Task details: Your task is to output the listing word for word, with pictures excluded.

Collected data:

# # #

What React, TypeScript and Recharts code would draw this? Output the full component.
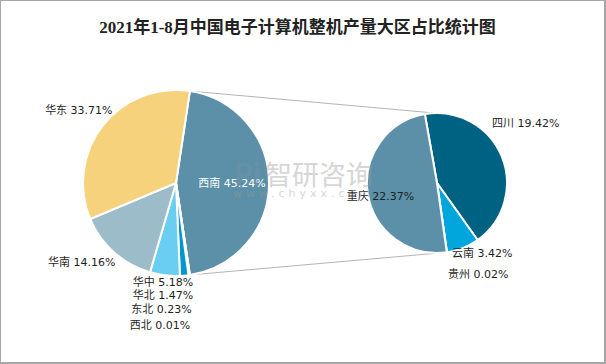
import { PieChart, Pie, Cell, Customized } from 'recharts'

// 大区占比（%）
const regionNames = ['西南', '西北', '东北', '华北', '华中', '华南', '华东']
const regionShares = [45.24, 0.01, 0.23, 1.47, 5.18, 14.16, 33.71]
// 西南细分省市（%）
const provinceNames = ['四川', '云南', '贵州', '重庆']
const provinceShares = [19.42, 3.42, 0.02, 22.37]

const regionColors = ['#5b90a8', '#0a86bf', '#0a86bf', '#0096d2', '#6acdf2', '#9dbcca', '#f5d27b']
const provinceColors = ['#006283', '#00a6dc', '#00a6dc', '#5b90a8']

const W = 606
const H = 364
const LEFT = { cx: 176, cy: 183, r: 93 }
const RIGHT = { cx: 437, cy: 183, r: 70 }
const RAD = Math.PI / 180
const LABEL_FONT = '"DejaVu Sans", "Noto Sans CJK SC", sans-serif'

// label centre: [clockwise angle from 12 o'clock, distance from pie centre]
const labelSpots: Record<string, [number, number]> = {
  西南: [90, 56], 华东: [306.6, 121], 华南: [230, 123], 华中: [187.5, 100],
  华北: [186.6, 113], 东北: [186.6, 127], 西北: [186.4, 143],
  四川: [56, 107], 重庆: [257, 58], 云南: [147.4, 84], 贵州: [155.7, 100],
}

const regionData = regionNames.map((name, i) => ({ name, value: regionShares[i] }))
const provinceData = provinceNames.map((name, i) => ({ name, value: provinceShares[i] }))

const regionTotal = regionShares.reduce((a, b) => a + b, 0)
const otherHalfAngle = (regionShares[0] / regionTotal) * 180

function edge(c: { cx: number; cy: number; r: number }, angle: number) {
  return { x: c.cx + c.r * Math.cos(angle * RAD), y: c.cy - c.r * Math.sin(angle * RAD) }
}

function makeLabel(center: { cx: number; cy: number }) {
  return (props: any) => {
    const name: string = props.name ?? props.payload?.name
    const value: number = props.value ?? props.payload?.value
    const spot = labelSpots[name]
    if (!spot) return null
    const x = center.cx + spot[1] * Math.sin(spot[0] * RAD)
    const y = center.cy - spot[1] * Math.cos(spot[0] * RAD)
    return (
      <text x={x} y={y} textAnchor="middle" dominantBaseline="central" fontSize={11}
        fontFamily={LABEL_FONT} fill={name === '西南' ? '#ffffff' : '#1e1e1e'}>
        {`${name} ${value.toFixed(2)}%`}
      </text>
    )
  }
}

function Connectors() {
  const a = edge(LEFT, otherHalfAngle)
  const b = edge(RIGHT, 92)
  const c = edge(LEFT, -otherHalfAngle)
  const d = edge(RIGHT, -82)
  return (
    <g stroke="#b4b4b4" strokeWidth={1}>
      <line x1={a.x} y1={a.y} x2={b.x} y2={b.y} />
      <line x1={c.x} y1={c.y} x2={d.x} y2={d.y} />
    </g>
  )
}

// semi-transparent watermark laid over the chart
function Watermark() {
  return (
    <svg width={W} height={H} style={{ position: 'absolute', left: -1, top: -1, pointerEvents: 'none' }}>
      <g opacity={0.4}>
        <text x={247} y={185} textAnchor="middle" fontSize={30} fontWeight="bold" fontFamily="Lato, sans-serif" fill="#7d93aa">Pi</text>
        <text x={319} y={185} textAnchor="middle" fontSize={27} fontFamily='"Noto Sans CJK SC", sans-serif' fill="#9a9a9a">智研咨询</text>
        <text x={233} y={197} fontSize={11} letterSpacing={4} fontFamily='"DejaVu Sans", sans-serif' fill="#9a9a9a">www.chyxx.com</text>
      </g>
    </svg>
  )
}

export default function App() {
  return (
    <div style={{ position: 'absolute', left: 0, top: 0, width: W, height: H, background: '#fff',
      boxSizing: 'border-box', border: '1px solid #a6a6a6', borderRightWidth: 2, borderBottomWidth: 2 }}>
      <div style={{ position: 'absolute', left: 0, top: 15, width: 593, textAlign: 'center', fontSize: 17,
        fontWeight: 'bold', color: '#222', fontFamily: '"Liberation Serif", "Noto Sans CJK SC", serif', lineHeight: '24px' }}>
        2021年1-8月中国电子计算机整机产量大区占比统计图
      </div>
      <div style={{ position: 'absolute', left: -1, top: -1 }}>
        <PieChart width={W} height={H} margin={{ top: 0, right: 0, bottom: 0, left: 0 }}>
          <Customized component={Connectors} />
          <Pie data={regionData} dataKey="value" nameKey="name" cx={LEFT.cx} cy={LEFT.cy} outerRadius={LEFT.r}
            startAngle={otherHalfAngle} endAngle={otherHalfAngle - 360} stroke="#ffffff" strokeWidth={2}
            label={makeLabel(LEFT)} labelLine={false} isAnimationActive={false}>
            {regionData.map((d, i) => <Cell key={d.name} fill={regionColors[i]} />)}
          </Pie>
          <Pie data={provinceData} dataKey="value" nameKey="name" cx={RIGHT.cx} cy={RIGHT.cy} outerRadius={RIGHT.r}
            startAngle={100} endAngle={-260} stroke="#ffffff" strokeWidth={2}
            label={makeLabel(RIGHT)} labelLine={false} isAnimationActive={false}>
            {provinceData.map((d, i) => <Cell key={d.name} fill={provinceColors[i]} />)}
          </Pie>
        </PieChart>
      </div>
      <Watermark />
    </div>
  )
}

# # #

Complete output:
What React, TypeScript and Recharts code would draw this? Output the full component.
import { PieChart, Pie, Cell, Customized } from 'recharts'

// 大区占比（%）
const regionNames = ['西南', '西北', '东北', '华北', '华中', '华南', '华东']
const regionShares = [45.24, 0.01, 0.23, 1.47, 5.18, 14.16, 33.71]
// 西南细分省市（%）
const provinceNames = ['四川', '云南', '贵州', '重庆']
const provinceShares = [19.42, 3.42, 0.02, 22.37]

const regionColors = ['#5b90a8', '#0a86bf', '#0a86bf', '#0096d2', '#6acdf2', '#9dbcca', '#f5d27b']
const provinceColors = ['#006283', '#00a6dc', '#00a6dc', '#5b90a8']

const W = 606
const H = 364
const LEFT = { cx: 176, cy: 183, r: 93 }
const RIGHT = { cx: 437, cy: 183, r: 70 }
const RAD = Math.PI / 180
const LABEL_FONT = '"DejaVu Sans", "Noto Sans CJK SC", sans-serif'

// label centre: [clockwise angle from 12 o'clock, distance from pie centre]
const labelSpots: Record<string, [number, number]> = {
  西南: [90, 56], 华东: [306.6, 121], 华南: [230, 123], 华中: [187.5, 100],
  华北: [186.6, 113], 东北: [186.6, 127], 西北: [186.4, 143],
  四川: [56, 107], 重庆: [257, 58], 云南: [147.4, 84], 贵州: [155.7, 100],
}

const regionData = regionNames.map((name, i) => ({ name, value: regionShares[i] }))
const provinceData = provinceNames.map((name, i) => ({ name, value: provinceShares[i] }))

const regionTotal = regionShares.reduce((a, b) => a + b, 0)
const otherHalfAngle = (regionShares[0] / regionTotal) * 180

function edge(c: { cx: number; cy: number; r: number }, angle: number) {
  return { x: c.cx + c.r * Math.cos(angle * RAD), y: c.cy - c.r * Math.sin(angle * RAD) }
}

function makeLabel(center: { cx: number; cy: number }) {
  return (props: any) => {
    const name: string = props.name ?? props.payload?.name
    const value: number = props.value ?? props.payload?.value
    const spot = labelSpots[name]
    if (!spot) return null
    const x = center.cx + spot[1] * Math.sin(spot[0] * RAD)
    const y = center.cy - spot[1] * Math.cos(spot[0] * RAD)
    return (
      <text x={x} y={y} textAnchor="middle" dominantBaseline="central" fontSize={11}
        fontFamily={LABEL_FONT} fill={name === '西南' ? '#ffffff' : '#1e1e1e'}>
        {`${name} ${value.toFixed(2)}%`}
      </text>
    )
  }
}

function Connectors() {
  const a = edge(LEFT, otherHalfAngle)
  const b = edge(RIGHT, 92)
  const c = edge(LEFT, -otherHalfAngle)
  const d = edge(RIGHT, -82)
  return (
    <g stroke="#b4b4b4" strokeWidth={1}>
      <line x1={a.x} y1={a.y} x2={b.x} y2={b.y} />
      <line x1={c.x} y1={c.y} x2={d.x} y2={d.y} />
    </g>
  )
}

// semi-transparent watermark laid over the chart
function Watermark() {
  return (
    <svg width={W} height={H} style={{ position: 'absolute', left: -1, top: -1, pointerEvents: 'none' }}>
      <g opacity={0.4}>
        <text x={247} y={185} textAnchor="middle" fontSize={30} fontWeight="bold" fontFamily="Lato, sans-serif" fill="#7d93aa">Pi</text>
        <text x={319} y={185} textAnchor="middle" fontSize={27} fontFamily='"Noto Sans CJK SC", sans-serif' fill="#9a9a9a">智研咨询</text>
        <text x={233} y={197} fontSize={11} letterSpacing={4} fontFamily='"DejaVu Sans", sans-serif' fill="#9a9a9a">www.chyxx.com</text>
      </g>
    </svg>
  )
}

export default function App() {
  return (
    <div style={{ position: 'absolute', left: 0, top: 0, width: W, height: H, background: '#fff',
      boxSizing: 'border-box', border: '1px solid #a6a6a6', borderRightWidth: 2, borderBottomWidth: 2 }}>
      <div style={{ position: 'absolute', left: 0, top: 15, width: 593, textAlign: 'center', fontSize: 17,
        fontWeight: 'bold', color: '#222', fontFamily: '"Liberation Serif", "Noto Sans CJK SC", serif', lineHeight: '24px' }}>
        2021年1-8月中国电子计算机整机产量大区占比统计图
      </div>
      <div style={{ position: 'absolute', left: -1, top: -1 }}>
        <PieChart width={W} height={H} margin={{ top: 0, right: 0, bottom: 0, left: 0 }}>
          <Customized component={Connectors} />
          <Pie data={regionData} dataKey="value" nameKey="name" cx={LEFT.cx} cy={LEFT.cy} outerRadius={LEFT.r}
            startAngle={otherHalfAngle} endAngle={otherHalfAngle - 360} stroke="#ffffff" strokeWidth={2}
            label={makeLabel(LEFT)} labelLine={false} isAnimationActive={false}>
            {regionData.map((d, i) => <Cell key={d.name} fill={regionColors[i]} />)}
          </Pie>
          <Pie data={provinceData} dataKey="value" nameKey="name" cx={RIGHT.cx} cy={RIGHT.cy} outerRadius={RIGHT.r}
            startAngle={100} endAngle={-260} stroke="#ffffff" strokeWidth={2}
            label={makeLabel(RIGHT)} labelLine={false} isAnimationActive={false}>
            {provinceData.map((d, i) => <Cell key={d.name} fill={provinceColors[i]} />)}
          </Pie>
        </PieChart>
      </div>
      <Watermark />
    </div>
  )
}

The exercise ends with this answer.